Islam et République française : le « dialogue » s’organise

Une instance créée après les attentats de janvier doit démontrer, selon Manuel Valls, que l’islam est « compatible » avec les valeurs républicaines.

Image de l’islam, construction de mosquées, formation des imams, pratiques rituelles : le gouvernement réunit pour la première fois lundi une large « instance de dialogue » destinée à renouer le lien avec des musulmans qui ne manquent pas de sujets d’inquiétude. Signe des espoirs que l’État place dans cette initiative, son lancement rassemble à 10 heures Place Beauvau quatre membres du gouvernement dont son chef, Manuel Valls, Bernard Cazeneuve (Intérieur), Najat Vallaud-Belkacem (Éducation) et Fleur Pellerin (Culture).

En déplacement à Mayotte samedi, le Premier ministre a évoqué un « grand défi des années qui viennent : faire la démonstration que l’islam est totalement compatible avec la démocratie, avec la République, avec l’égalité des hommes et des femmes, avec le dialogue ». La création de cette instance avait été annoncée quelques semaines après les attentats djihadistes de janvier qui ont ébranlé la première communauté musulmane d’Europe, estimée à quelque cinq millions de membres, pratiquants ou non. Depuis, les préfets ont tenu des réunions de préparation auxquelles ont participé cinq mille personnes, des plus laïques jusqu’à quelques fondamentalistes salafistes.

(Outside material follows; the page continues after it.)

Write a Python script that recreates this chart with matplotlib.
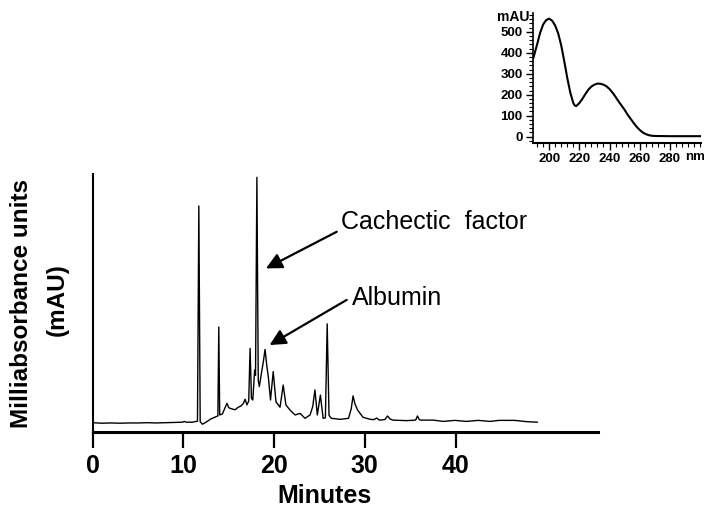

« Réunir un forum d’échanges réguliers »

L’exercice est délicat pour le gouvernement qui, en vertu de la loi de 1905, n’a pas vocation à organiser les affaires internes d’une religion, fût-elle la deuxième de France. « Il ne s’agit pas de créer une organisation nouvelle des Français de confession musulmane, ni de constituer une enceinte de négociation devant déboucher sur des décisions immédiates », a prévenu le ministre de l’Intérieur dans la lettre adressée aux invités. L’idée est plutôt de « réunir un forum d’échanges régulier » – une, voire deux fois, par an – en s’inspirant de l’« instance Matignon », réduite à quelques évêques, née en 2002 pour l’Église catholique. L’« instance Beauvau » des musulmans est beaucoup plus large, afin de coller à la réalité d’un islam de France très largement sunnite, dépourvu de clergé et fragmenté.

Plus de 120 personnes – présidents des conseils régionaux du culte musulman (CRCM), responsables de fédération, recteurs de mosquée, imams, aumôniers, théologiens, personnalités de la société civile -, sans compter les représentants des pouvoirs publics, doivent participer à cette première journée de débats. Des soufis tenants d’un islam mystique aux prédicateurs rigoristes du tabligh en passant par l’élite plus ou moins conservatrice des Frères musulmans, des « blédards » (nés à l’étranger) aux convertis, un grand éventail de sensibilités et de profils est annoncé.

Quatre rapports présentés

Dalil Boubakeur, président sortant du Conseil français du culte musulman, sera l’un des premiers à s’exprimer. Une manière de montrer que le CFCM, éreinté pour ses défaillances, ses querelles internes sous le poids des logiques consulaires (Algérie, Maroc et Turquie) et son manque de représentativité, est « au coeur de l’instance », selon Beauvau. Devant l’impossibilité de désavouer une structure élue, l’Intérieur a choisi d’élargir le cadre du dialogue. Bernard Cazeneuve devrait conclure cette première réunion par quelques annonces ou confirmations, selon son entourage : obligation d’une formation universitaire civique et civile d’un an pour les nouveaux aumôniers, ou encore contrôle de la maîtrise du français pour les imams détachés par des pays étrangers.

Auparavant, quatre rapports auront été présentés, fruits d’autant d’ateliers thématiques. La sécurité des lieux de culte musulmans, dont un millier sont désormais protégés, et l’image parfois dégradée de l’islam dans les médias feront l’objet d’une première table ronde. Une autre approfondira la question de la construction et la gestion des mosquées, qui sont au nombre de 2 500 (simples salles de prière comprises), sans compter 300 projets en cours, souvent très difficiles à mener faute de financements. D’autres travaux concerneront la formation et le statut très perfectibles des aumôniers et imams.

Les pratiques rituelles relèveront d’un dernier forum : la certification contestée du halal, le nombre insuffisant d’abattoirs, les critiques relatives à l’organisation du pèlerinage à La Mecque ou le manque de carrés musulmans dans les cimetières municipaux sont parmi les préoccupations premières des fidèles. La prévention de la radicalisation djihadiste, en revanche, ne fera pas l’objet d’un atelier. Placer cette première journée sous un « angle sécuritaire » aurait pu « être vécu comme une forme de stigmatisation », glisse-t-on dans l’entourage du ministre.